Doll-mania has since taken off across deeply superstitious Thailand, with adults bringing the figures to Buddhist ceremonies, restaurants and even on planes, where they have reportedly been issued seats and served mid-flight refreshments.
But after Thailand's police chief warned this week the fad was going too far, officers on Tuesday confiscated more than 100 dolls and arrested three vendors in Bangkok for allegedly failing to pay import taxes.
"Mostly they imported [the dolls] from China," Colonel Kriangsak Kanrayawattanajaroen, deputy commander of the Economic Crime Suppression Division, told AFP. He added that the vendors had avoided paying more than 100,000 baht ($2,750).
The bust followed reports this week that Thai Smile airline was offering ticketed seats and meals to the dolls, accommodating owners who did not want to stow them as carry-on luggage.

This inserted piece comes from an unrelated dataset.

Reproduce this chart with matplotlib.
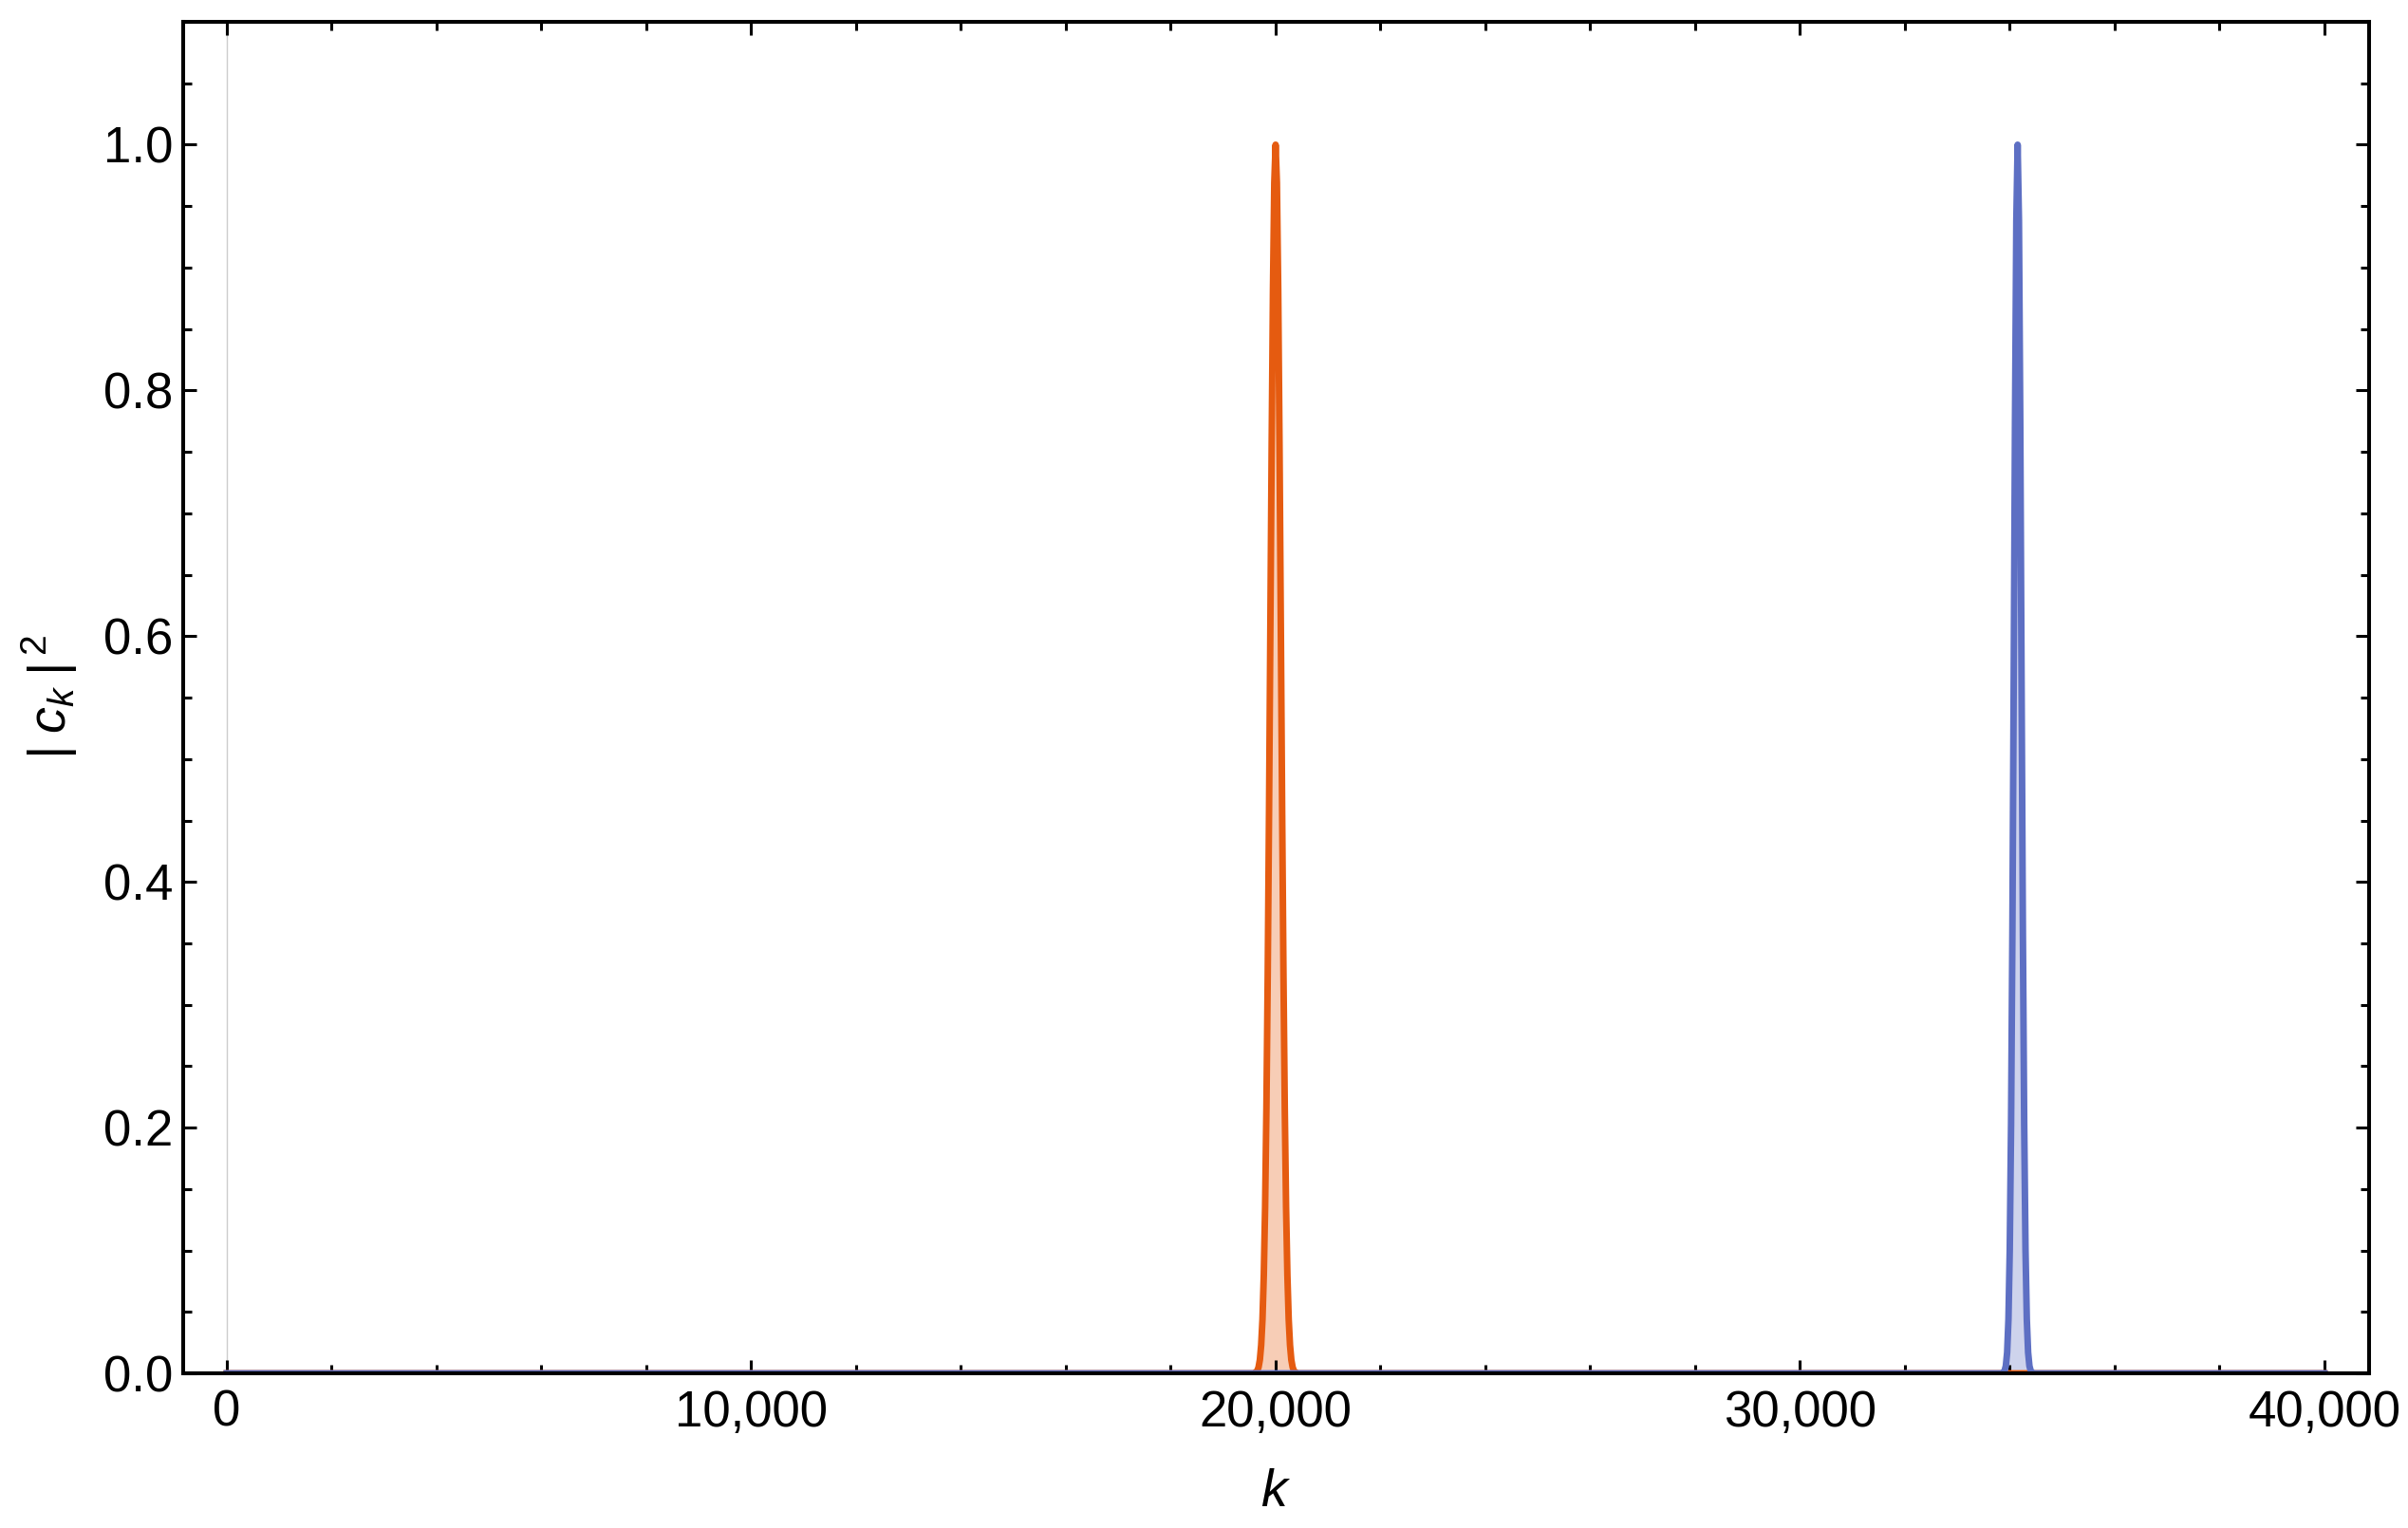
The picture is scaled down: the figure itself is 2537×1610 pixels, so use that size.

Thai media published a leaked airline memo that defined the "child angels" as "a doll that is alive".
The memo said the dolls should be placed in window seats so as not to disturb other passengers and that seatbelts should be worn during take-off and landing, according to reports. Thai Smile declined to comment when contacted by AFP.
A state-owned bus operator, Transport Co., is charging half-priced tickets for the dolls, who will "receive full service, including food and drink," a PR representative told AFP. But transportation companies aren't the only businesses seizing upon the fad to turn a profit.
On Monday Thai police found a doll packed with 200 methamphetamine pills in an airport parking lot in the northern city of Chiang Mai. "It's the first case that traffickers have used a 'child angel' to traffic drugs," said Chiang Mai's deputy commander Colonel Mongkol Samphawaphol. "In the past we've only seized ordinary dolls," he added.
Thai anthropologist Visisya Pinthongvijayakul told AFP that while the angel doll trend only started last year, the practice has roots in the ancient occult worship of preserved foetuses thought to contain a child's spirit.
More than 90 per cent of Thais identify themselves as Buddhist. But the country's Buddhism is known for its syncretism, comfortably blending many animist and Hindu traditions into daily worship.
Visisya said he has seen many shopkeepers and vendors buy the new angel dolls in hope that the talismans will boost sales during currently bleak times for Thailand's stuttering economy and ongoing political instability.
"From the perspective of Thais this is a very uncertain time," said Visisya, citing the plunging price of rubber and the ruling military junta's lid on dissent. "I think this is a practice that reflects an unstable and critical moment in Thai society."